| WRITTEN REQUEST |
Reproduce the data exactly and drop any pictures it holds.

| DATA LINES |
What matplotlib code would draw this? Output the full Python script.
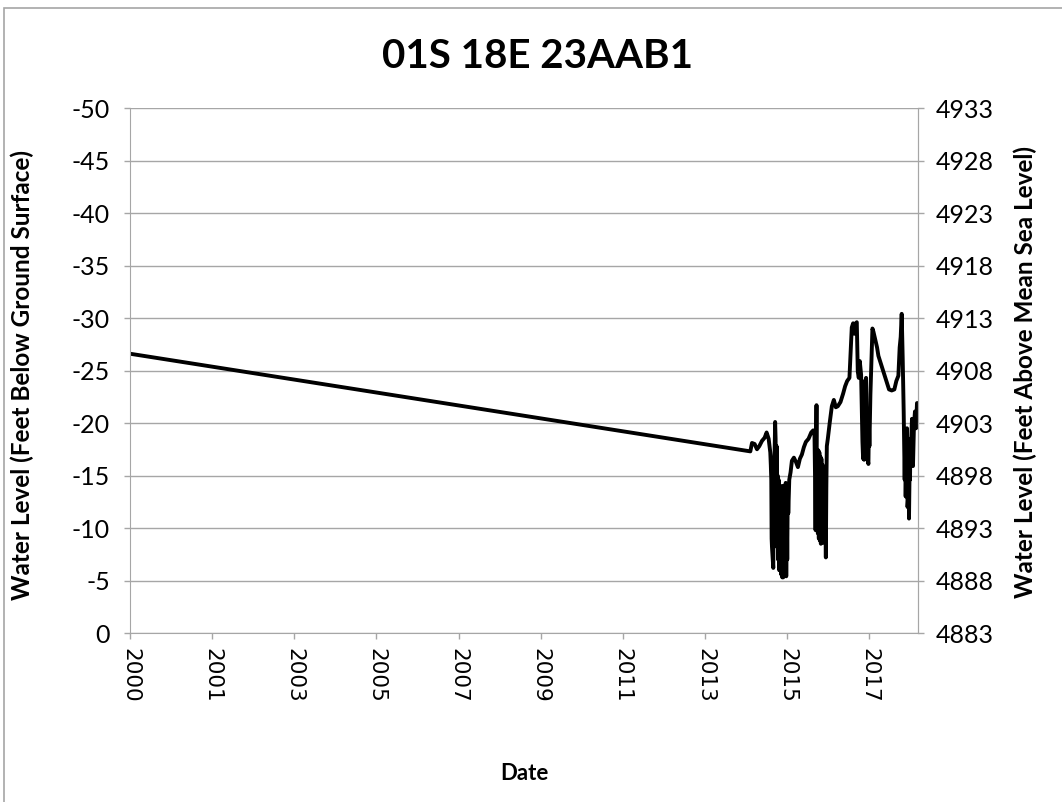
import matplotlib
matplotlib.use('Agg')
import matplotlib.pyplot as plt
from matplotlib.patches import Rectangle

# well 01S 18E 23AAB1, depth to water (negative = below ground)
years = [2000.0,
         2014.351, 2014.390, 2014.451, 2014.505, 2014.559, 2014.621, 2014.682, 2014.728,
         2014.775, 2014.813, 2014.825, 2014.836, 2014.844, 2014.852, 2014.870, 2014.882,
         2014.890, 2014.900, 2014.913, 2014.925, 2014.936, 2014.947, 2014.959, 2014.970,
         2014.982, 2014.993, 2015.005, 2015.017, 2015.029, 2015.040, 2015.052, 2015.062,
         2015.075, 2015.090, 2015.102, 2015.113, 2015.125, 2015.136, 2015.148, 2015.159,
         2015.170, 2015.182, 2015.195, 2015.205, 2015.218, 2015.229, 2015.252, 2015.282,
         2015.313, 2015.359, 2015.406, 2015.452, 2015.498, 2015.544, 2015.590, 2015.636,
         2015.698, 2015.760, 2015.806, 2015.836, 2015.848, 2015.860, 2015.870, 2015.882,
         2015.890, 2015.900, 2015.913, 2015.925, 2015.936, 2015.948, 2015.960, 2015.972,
         2015.983, 2015.995, 2016.010, 2016.025, 2016.040, 2016.055, 2016.067, 2016.080,
         2016.098, 2016.110, 2016.121, 2016.144, 2016.190, 2016.237, 2016.283, 2016.329,
         2016.375, 2016.437, 2016.498, 2016.544, 2016.591, 2016.644, 2016.698, 2016.729,
         2016.760, 2016.791, 2016.814, 2016.837, 2016.860, 2016.883, 2016.914, 2016.945,
         2016.960, 2016.972, 2016.983, 2016.995, 2017.006, 2017.018, 2017.029, 2017.040,
         2017.052, 2017.065, 2017.083, 2017.095, 2017.106, 2017.129, 2017.152, 2017.176,
         2017.199, 2017.237, 2017.283, 2017.314, 2017.375, 2017.437, 2017.499, 2017.560,
         2017.622, 2017.683, 2017.729, 2017.776, 2017.806, 2017.830, 2017.853, 2017.876,
         2017.899, 2017.922, 2017.935, 2017.945, 2017.960, 2017.976, 2017.988, 2017.999,
         2018.010, 2018.022, 2018.034, 2018.045, 2018.057, 2018.068, 2018.091, 2018.114,
         2018.137, 2018.160, 2018.184, 2018.207, 2018.230]

depth = [-26.6,
         -17.3, -18.1, -18.0, -17.5, -17.8, -18.3, -18.6, -19.1,
         -18.5, -17.2, -16.0, -14.6, -9.0, -8.2, -7.0, -6.2,
         -12.0, -16.5, -17.2, -20.1, -18.5, -10.0, -17.8, -8.2,
         -15.0, -7.0, -14.6, -6.0, -13.5, -6.0, -13.0, -5.6,
         -14.0, -5.3, -13.3, -5.3, -14.0, -5.8, -13.3, -5.6,
         -14.3, -5.4, -12.0, -7.0, -14.0, -11.4, -14.6, -15.3,
         -16.4, -16.7, -16.3, -15.8, -16.6, -17.0, -17.7, -18.2,
         -18.5, -19.1, -19.3, -18.8, -14.9, -9.8, -15.0, -21.7,
         -10.0, -17.0, -9.5, -17.4, -9.0, -17.2, -8.8, -16.8,
         -8.5, -16.6, -9.0, -16.0, -8.6, -15.5, -9.5, -15.0,
         -7.2, -14.0, -17.8, -18.5, -20.1, -21.6, -22.2, -21.5,
         -21.6, -22.0, -22.8, -23.5, -24.0, -24.3, -29.1, -29.5,
         -28.5, -29.5, -29.6, -24.9, -24.3, -25.9, -24.6, -18.2,
         -16.6, -23.0, -16.5, -24.0, -16.6, -23.5, -24.3, -17.0,
         -21.1, -16.5, -16.1, -20.0, -17.8, -22.7, -25.9, -29.0,
         -28.7, -28.0, -27.2, -26.4, -25.6, -24.8, -24.0, -23.2,
         -23.1, -23.2, -24.0, -24.5, -27.2, -28.2, -30.4, -26.2,
         -21.1, -14.6, -19.0, -13.0, -18.0, -19.5, -12.0, -12.7,
         -17.0, -10.9, -15.0, -14.6, -18.5, -17.8, -20.4, -15.9,
         -19.8, -21.1, -19.5, -21.9, -21.9]

left_ticks = [0, -5, -10, -15, -20, -25, -30, -35, -40, -45, -50]
right_ticks = [4883, 4888, 4893, 4898, 4903, 4908, 4913, 4918, 4923, 4928, 4933]
x_labels = ['2000', '2001', '2003', '2005', '2007', '2009', '2011', '2013', '2015', '2017']

plt.rcParams['font.family'] = ['Lato', 'DejaVu Sans']
grid_col = '#a6a6a6'

fig = plt.figure(figsize=(10.62, 8.02), dpi=100)
ax = fig.add_axes([0.1224, 0.2107, 0.7420, 0.6546])

ax.plot(years, depth, color='black', lw=2.8)

# date axis, major unit about 1.9 years
step = 1.9
x_ticks = [years[0] + i * step for i in range(len(x_labels))]
ax.set_xlim(years[0], years[-1])
ax.set_xticks(x_ticks)
ax.set_xticklabels(x_labels, rotation=270, fontsize=15.5, family='DejaVu Sans')

ax.set_ylim(0, -50)
ax.set_yticks(left_ticks)
ax.set_yticklabels([str(t) for t in left_ticks], fontsize=18)
ax.yaxis.grid(True, color=grid_col, lw=1)
ax.set_axisbelow(True)

for s in ['left', 'bottom', 'right']:
    ax.spines[s].set_color(grid_col)
ax.spines['top'].set_visible(False)
ax.tick_params(colors=grid_col, labelcolor='black', length=4.5, width=1)
ax.tick_params(axis='y', pad=10)
ax.tick_params(axis='x', pad=6)

ax2 = ax.twinx()
ax2.set_ylim(4883, 4933)
ax2.set_yticks(right_ticks)
ax2.set_yticklabels([str(t) for t in right_ticks], fontsize=18)
ax2.spines['top'].set_visible(False)
ax2.spines['right'].set_color(grid_col)
ax2.spines['left'].set_visible(False)
ax2.spines['bottom'].set_visible(False)
ax2.tick_params(colors=grid_col, labelcolor='black', length=4.5, width=1, pad=8)

fig.text(22 / 1062, 1 - 375 / 802, 'Water Level (Feet Below Ground Surface)', rotation=90,
         ha='center', va='center', fontsize=17.5, fontweight='bold')
fig.text(1025 / 1062, 1 - 372 / 802, 'Water Level (Feet Above Mean Sea Level)', rotation=90,
         ha='center', va='center', fontsize=17.5, fontweight='bold')
fig.text(524 / 1062, 1 - 773 / 802, 'Date', ha='center', va='center', fontsize=16, fontweight='bold')
fig.text(537 / 1062, 1 - 57 / 802, '01S 18E 23AAB1', ha='center', va='center', fontsize=29, fontweight='bold')

# chart area border (only top and left edges visible)
fig.patches.append(Rectangle((0.004, -0.1), 1.2, 1.09, transform=fig.transFigure,
                             fill=False, edgecolor='#a6a6a6', lw=1.2))

fig.savefig('out.png', dpi=100)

| SOLUTION TO THIS PROBLEM |
What matplotlib code would draw this? Output the full Python script.
import matplotlib
matplotlib.use('Agg')
import matplotlib.pyplot as plt
from matplotlib.patches import Rectangle

# well 01S 18E 23AAB1, depth to water (negative = below ground)
years = [2000.0,
         2014.351, 2014.390, 2014.451, 2014.505, 2014.559, 2014.621, 2014.682, 2014.728,
         2014.775, 2014.813, 2014.825, 2014.836, 2014.844, 2014.852, 2014.870, 2014.882,
         2014.890, 2014.900, 2014.913, 2014.925, 2014.936, 2014.947, 2014.959, 2014.970,
         2014.982, 2014.993, 2015.005, 2015.017, 2015.029, 2015.040, 2015.052, 2015.062,
         2015.075, 2015.090, 2015.102, 2015.113, 2015.125, 2015.136, 2015.148, 2015.159,
         2015.170, 2015.182, 2015.195, 2015.205, 2015.218, 2015.229, 2015.252, 2015.282,
         2015.313, 2015.359, 2015.406, 2015.452, 2015.498, 2015.544, 2015.590, 2015.636,
         2015.698, 2015.760, 2015.806, 2015.836, 2015.848, 2015.860, 2015.870, 2015.882,
         2015.890, 2015.900, 2015.913, 2015.925, 2015.936, 2015.948, 2015.960, 2015.972,
         2015.983, 2015.995, 2016.010, 2016.025, 2016.040, 2016.055, 2016.067, 2016.080,
         2016.098, 2016.110, 2016.121, 2016.144, 2016.190, 2016.237, 2016.283, 2016.329,
         2016.375, 2016.437, 2016.498, 2016.544, 2016.591, 2016.644, 2016.698, 2016.729,
         2016.760, 2016.791, 2016.814, 2016.837, 2016.860, 2016.883, 2016.914, 2016.945,
         2016.960, 2016.972, 2016.983, 2016.995, 2017.006, 2017.018, 2017.029, 2017.040,
         2017.052, 2017.065, 2017.083, 2017.095, 2017.106, 2017.129, 2017.152, 2017.176,
         2017.199, 2017.237, 2017.283, 2017.314, 2017.375, 2017.437, 2017.499, 2017.560,
         2017.622, 2017.683, 2017.729, 2017.776, 2017.806, 2017.830, 2017.853, 2017.876,
         2017.899, 2017.922, 2017.935, 2017.945, 2017.960, 2017.976, 2017.988, 2017.999,
         2018.010, 2018.022, 2018.034, 2018.045, 2018.057, 2018.068, 2018.091, 2018.114,
         2018.137, 2018.160, 2018.184, 2018.207, 2018.230]

depth = [-26.6,
         -17.3, -18.1, -18.0, -17.5, -17.8, -18.3, -18.6, -19.1,
         -18.5, -17.2, -16.0, -14.6, -9.0, -8.2, -7.0, -6.2,
         -12.0, -16.5, -17.2, -20.1, -18.5, -10.0, -17.8, -8.2,
         -15.0, -7.0, -14.6, -6.0, -13.5, -6.0, -13.0, -5.6,
         -14.0, -5.3, -13.3, -5.3, -14.0, -5.8, -13.3, -5.6,
         -14.3, -5.4, -12.0, -7.0, -14.0, -11.4, -14.6, -15.3,
         -16.4, -16.7, -16.3, -15.8, -16.6, -17.0, -17.7, -18.2,
         -18.5, -19.1, -19.3, -18.8, -14.9, -9.8, -15.0, -21.7,
         -10.0, -17.0, -9.5, -17.4, -9.0, -17.2, -8.8, -16.8,
         -8.5, -16.6, -9.0, -16.0, -8.6, -15.5, -9.5, -15.0,
         -7.2, -14.0, -17.8, -18.5, -20.1, -21.6, -22.2, -21.5,
         -21.6, -22.0, -22.8, -23.5, -24.0, -24.3, -29.1, -29.5,
         -28.5, -29.5, -29.6, -24.9, -24.3, -25.9, -24.6, -18.2,
         -16.6, -23.0, -16.5, -24.0, -16.6, -23.5, -24.3, -17.0,
         -21.1, -16.5, -16.1, -20.0, -17.8, -22.7, -25.9, -29.0,
         -28.7, -28.0, -27.2, -26.4, -25.6, -24.8, -24.0, -23.2,
         -23.1, -23.2, -24.0, -24.5, -27.2, -28.2, -30.4, -26.2,
         -21.1, -14.6, -19.0, -13.0, -18.0, -19.5, -12.0, -12.7,
         -17.0, -10.9, -15.0, -14.6, -18.5, -17.8, -20.4, -15.9,
         -19.8, -21.1, -19.5, -21.9, -21.9]

left_ticks = [0, -5, -10, -15, -20, -25, -30, -35, -40, -45, -50]
right_ticks = [4883, 4888, 4893, 4898, 4903, 4908, 4913, 4918, 4923, 4928, 4933]
x_labels = ['2000', '2001', '2003', '2005', '2007', '2009', '2011', '2013', '2015', '2017']

plt.rcParams['font.family'] = ['Lato', 'DejaVu Sans']
grid_col = '#a6a6a6'

fig = plt.figure(figsize=(10.62, 8.02), dpi=100)
ax = fig.add_axes([0.1224, 0.2107, 0.7420, 0.6546])

ax.plot(years, depth, color='black', lw=2.8)

# date axis, major unit about 1.9 years
step = 1.9
x_ticks = [years[0] + i * step for i in range(len(x_labels))]
ax.set_xlim(years[0], years[-1])
ax.set_xticks(x_ticks)
ax.set_xticklabels(x_labels, rotation=270, fontsize=15.5, family='DejaVu Sans')

ax.set_ylim(0, -50)
ax.set_yticks(left_ticks)
ax.set_yticklabels([str(t) for t in left_ticks], fontsize=18)
ax.yaxis.grid(True, color=grid_col, lw=1)
ax.set_axisbelow(True)

for s in ['left', 'bottom', 'right']:
    ax.spines[s].set_color(grid_col)
ax.spines['top'].set_visible(False)
ax.tick_params(colors=grid_col, labelcolor='black', length=4.5, width=1)
ax.tick_params(axis='y', pad=10)
ax.tick_params(axis='x', pad=6)

ax2 = ax.twinx()
ax2.set_ylim(4883, 4933)
ax2.set_yticks(right_ticks)
ax2.set_yticklabels([str(t) for t in right_ticks], fontsize=18)
ax2.spines['top'].set_visible(False)
ax2.spines['right'].set_color(grid_col)
ax2.spines['left'].set_visible(False)
ax2.spines['bottom'].set_visible(False)
ax2.tick_params(colors=grid_col, labelcolor='black', length=4.5, width=1, pad=8)

fig.text(22 / 1062, 1 - 375 / 802, 'Water Level (Feet Below Ground Surface)', rotation=90,
         ha='center', va='center', fontsize=17.5, fontweight='bold')
fig.text(1025 / 1062, 1 - 372 / 802, 'Water Level (Feet Above Mean Sea Level)', rotation=90,
         ha='center', va='center', fontsize=17.5, fontweight='bold')
fig.text(524 / 1062, 1 - 773 / 802, 'Date', ha='center', va='center', fontsize=16, fontweight='bold')
fig.text(537 / 1062, 1 - 57 / 802, '01S 18E 23AAB1', ha='center', va='center', fontsize=29, fontweight='bold')

# chart area border (only top and left edges visible)
fig.patches.append(Rectangle((0.004, -0.1), 1.2, 1.09, transform=fig.transFigure,
                             fill=False, edgecolor='#a6a6a6', lw=1.2))

fig.savefig('out.png', dpi=100)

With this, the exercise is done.